WHAT IS NEEDED
From the records below, extract only the lines running from the line with "Convert this chart" to the line with "df = pd.DataFrame(rows)", both lines included, reproducing them exactly.

DATA LISTING
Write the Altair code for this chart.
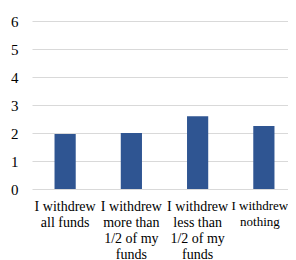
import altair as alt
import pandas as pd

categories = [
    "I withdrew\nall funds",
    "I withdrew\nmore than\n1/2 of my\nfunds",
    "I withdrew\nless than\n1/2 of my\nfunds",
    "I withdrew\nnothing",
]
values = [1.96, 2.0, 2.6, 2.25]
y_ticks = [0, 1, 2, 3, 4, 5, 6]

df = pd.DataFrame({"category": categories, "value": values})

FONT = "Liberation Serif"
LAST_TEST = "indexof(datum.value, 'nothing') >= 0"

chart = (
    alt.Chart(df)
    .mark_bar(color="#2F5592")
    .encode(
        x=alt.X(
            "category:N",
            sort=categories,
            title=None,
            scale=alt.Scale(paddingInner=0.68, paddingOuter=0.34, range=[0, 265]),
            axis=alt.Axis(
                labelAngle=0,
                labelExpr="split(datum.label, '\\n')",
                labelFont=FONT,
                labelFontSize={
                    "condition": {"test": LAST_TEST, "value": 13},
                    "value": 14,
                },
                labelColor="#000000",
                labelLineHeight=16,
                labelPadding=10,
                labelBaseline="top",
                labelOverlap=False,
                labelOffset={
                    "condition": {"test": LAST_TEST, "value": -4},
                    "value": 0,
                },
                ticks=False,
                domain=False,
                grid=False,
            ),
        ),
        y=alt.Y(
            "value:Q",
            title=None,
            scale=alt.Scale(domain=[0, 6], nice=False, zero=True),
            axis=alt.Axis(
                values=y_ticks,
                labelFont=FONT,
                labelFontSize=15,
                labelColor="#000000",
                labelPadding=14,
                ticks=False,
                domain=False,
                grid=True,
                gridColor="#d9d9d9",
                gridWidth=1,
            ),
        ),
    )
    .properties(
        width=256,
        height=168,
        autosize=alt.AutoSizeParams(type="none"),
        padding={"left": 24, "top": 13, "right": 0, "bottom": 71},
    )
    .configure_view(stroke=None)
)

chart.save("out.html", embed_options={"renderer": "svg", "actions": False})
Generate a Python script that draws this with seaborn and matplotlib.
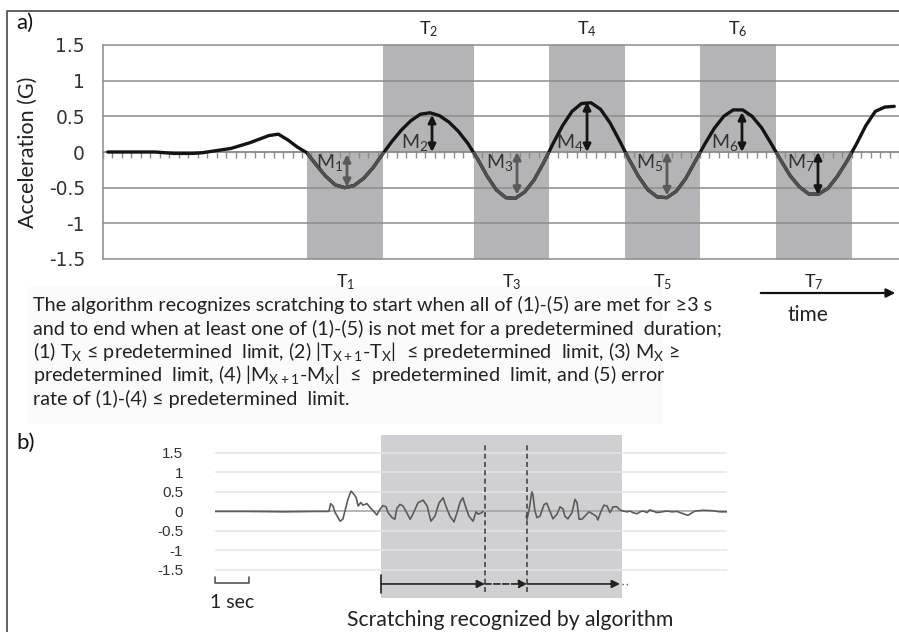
==
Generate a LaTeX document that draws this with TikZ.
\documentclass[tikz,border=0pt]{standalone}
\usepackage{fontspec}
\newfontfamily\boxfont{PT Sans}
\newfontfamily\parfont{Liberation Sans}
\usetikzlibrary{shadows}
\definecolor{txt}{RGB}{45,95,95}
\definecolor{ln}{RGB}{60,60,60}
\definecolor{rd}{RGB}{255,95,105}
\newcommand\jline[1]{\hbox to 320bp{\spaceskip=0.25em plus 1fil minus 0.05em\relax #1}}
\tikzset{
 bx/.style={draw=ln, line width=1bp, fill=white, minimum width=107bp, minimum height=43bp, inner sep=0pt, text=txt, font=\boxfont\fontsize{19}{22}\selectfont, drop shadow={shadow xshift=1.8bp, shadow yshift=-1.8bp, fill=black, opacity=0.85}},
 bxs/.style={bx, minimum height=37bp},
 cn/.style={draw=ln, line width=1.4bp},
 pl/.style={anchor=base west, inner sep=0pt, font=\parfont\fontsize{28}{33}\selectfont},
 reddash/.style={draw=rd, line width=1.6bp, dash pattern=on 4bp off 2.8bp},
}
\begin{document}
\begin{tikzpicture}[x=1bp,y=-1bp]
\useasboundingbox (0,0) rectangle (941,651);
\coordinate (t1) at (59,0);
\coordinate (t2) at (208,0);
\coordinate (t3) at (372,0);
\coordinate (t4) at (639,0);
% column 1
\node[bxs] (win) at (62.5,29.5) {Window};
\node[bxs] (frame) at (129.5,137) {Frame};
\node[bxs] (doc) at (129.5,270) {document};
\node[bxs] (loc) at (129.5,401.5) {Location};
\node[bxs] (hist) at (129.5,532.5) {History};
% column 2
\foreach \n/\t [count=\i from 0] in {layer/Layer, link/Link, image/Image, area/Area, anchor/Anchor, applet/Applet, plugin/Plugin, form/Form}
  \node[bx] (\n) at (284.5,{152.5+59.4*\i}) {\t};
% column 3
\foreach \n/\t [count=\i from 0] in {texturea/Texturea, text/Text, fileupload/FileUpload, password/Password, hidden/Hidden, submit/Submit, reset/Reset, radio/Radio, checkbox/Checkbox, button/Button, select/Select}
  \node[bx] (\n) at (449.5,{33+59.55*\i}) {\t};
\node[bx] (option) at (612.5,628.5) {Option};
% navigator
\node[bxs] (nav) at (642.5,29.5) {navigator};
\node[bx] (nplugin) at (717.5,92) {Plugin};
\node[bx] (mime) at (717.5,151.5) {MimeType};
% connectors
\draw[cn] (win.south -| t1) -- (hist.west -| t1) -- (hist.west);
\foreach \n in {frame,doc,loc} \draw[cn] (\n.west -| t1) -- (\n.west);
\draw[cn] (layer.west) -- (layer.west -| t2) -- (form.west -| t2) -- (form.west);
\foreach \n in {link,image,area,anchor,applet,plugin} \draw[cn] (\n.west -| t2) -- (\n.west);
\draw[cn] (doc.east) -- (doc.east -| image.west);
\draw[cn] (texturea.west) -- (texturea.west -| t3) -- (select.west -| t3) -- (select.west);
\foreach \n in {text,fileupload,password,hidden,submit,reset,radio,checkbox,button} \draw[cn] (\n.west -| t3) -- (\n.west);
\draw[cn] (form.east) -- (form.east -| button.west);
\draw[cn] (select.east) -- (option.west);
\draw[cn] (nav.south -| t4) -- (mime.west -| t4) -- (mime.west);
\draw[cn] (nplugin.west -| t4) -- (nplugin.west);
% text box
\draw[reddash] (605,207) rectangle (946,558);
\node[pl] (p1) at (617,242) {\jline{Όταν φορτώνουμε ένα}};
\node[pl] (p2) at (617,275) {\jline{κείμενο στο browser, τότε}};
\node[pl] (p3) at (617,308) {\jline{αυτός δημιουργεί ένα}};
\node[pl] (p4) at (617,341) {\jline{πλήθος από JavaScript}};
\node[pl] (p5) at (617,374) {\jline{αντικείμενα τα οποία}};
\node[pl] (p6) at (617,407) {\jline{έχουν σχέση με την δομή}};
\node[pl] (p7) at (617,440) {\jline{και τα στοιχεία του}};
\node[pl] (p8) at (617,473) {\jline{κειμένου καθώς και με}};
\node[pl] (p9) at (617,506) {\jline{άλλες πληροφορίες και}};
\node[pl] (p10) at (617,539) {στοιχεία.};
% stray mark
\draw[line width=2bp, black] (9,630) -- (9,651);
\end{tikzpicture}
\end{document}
...
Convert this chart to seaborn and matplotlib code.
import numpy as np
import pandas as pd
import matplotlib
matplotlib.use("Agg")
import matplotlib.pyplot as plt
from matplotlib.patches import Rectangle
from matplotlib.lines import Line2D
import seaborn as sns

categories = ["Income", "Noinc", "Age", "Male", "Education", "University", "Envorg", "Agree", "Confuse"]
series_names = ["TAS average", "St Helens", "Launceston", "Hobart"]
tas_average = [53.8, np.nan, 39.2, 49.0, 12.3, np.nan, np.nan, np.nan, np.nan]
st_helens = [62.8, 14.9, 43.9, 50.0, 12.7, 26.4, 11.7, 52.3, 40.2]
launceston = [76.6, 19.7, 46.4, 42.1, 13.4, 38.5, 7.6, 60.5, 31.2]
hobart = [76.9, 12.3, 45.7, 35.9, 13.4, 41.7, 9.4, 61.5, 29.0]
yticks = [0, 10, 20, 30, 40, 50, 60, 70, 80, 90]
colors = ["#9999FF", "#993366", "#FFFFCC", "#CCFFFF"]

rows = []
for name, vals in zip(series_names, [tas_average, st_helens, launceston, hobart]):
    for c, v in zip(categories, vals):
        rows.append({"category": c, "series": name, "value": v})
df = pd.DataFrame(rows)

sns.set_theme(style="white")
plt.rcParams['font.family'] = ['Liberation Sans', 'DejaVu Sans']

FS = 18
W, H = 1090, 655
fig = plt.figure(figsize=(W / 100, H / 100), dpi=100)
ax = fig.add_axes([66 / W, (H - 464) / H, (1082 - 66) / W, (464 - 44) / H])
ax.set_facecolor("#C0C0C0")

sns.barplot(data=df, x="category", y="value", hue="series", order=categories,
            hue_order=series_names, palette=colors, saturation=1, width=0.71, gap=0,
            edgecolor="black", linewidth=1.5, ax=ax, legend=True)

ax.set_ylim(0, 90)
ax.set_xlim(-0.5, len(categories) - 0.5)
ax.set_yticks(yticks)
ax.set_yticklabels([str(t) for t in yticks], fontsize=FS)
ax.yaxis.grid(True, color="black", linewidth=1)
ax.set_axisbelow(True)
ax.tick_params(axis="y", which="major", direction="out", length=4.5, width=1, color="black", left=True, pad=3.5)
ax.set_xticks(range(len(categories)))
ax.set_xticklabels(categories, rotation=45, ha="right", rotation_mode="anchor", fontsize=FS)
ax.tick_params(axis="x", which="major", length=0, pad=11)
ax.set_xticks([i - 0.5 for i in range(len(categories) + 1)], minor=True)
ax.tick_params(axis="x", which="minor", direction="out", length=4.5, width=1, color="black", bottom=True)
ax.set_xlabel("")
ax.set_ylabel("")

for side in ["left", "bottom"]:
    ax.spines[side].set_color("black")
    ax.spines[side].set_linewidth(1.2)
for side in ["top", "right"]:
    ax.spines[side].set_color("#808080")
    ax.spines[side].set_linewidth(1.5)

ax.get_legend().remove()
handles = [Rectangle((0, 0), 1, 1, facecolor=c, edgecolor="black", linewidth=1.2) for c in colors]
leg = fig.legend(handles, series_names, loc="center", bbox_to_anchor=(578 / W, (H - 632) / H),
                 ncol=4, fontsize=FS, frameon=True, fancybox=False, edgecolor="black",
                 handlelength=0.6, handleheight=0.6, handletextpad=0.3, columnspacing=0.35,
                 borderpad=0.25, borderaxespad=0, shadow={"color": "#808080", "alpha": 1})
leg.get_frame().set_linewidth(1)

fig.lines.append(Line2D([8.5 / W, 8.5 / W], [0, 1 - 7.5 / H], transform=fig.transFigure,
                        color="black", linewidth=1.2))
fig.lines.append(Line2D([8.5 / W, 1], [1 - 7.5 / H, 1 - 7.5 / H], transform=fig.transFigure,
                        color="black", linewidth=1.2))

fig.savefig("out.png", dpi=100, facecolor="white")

WRITTEN RESPONSE
Convert this chart to seaborn and matplotlib code.
import numpy as np
import pandas as pd
import matplotlib
matplotlib.use("Agg")
import matplotlib.pyplot as plt
from matplotlib.patches import Rectangle
from matplotlib.lines import Line2D
import seaborn as sns

categories = ["Income", "Noinc", "Age", "Male", "Education", "University", "Envorg", "Agree", "Confuse"]
series_names = ["TAS average", "St Helens", "Launceston", "Hobart"]
tas_average = [53.8, np.nan, 39.2, 49.0, 12.3, np.nan, np.nan, np.nan, np.nan]
st_helens = [62.8, 14.9, 43.9, 50.0, 12.7, 26.4, 11.7, 52.3, 40.2]
launceston = [76.6, 19.7, 46.4, 42.1, 13.4, 38.5, 7.6, 60.5, 31.2]
hobart = [76.9, 12.3, 45.7, 35.9, 13.4, 41.7, 9.4, 61.5, 29.0]
yticks = [0, 10, 20, 30, 40, 50, 60, 70, 80, 90]
colors = ["#9999FF", "#993366", "#FFFFCC", "#CCFFFF"]

rows = []
for name, vals in zip(series_names, [tas_average, st_helens, launceston, hobart]):
    for c, v in zip(categories, vals):
        rows.append({"category": c, "series": name, "value": v})
df = pd.DataFrame(rows)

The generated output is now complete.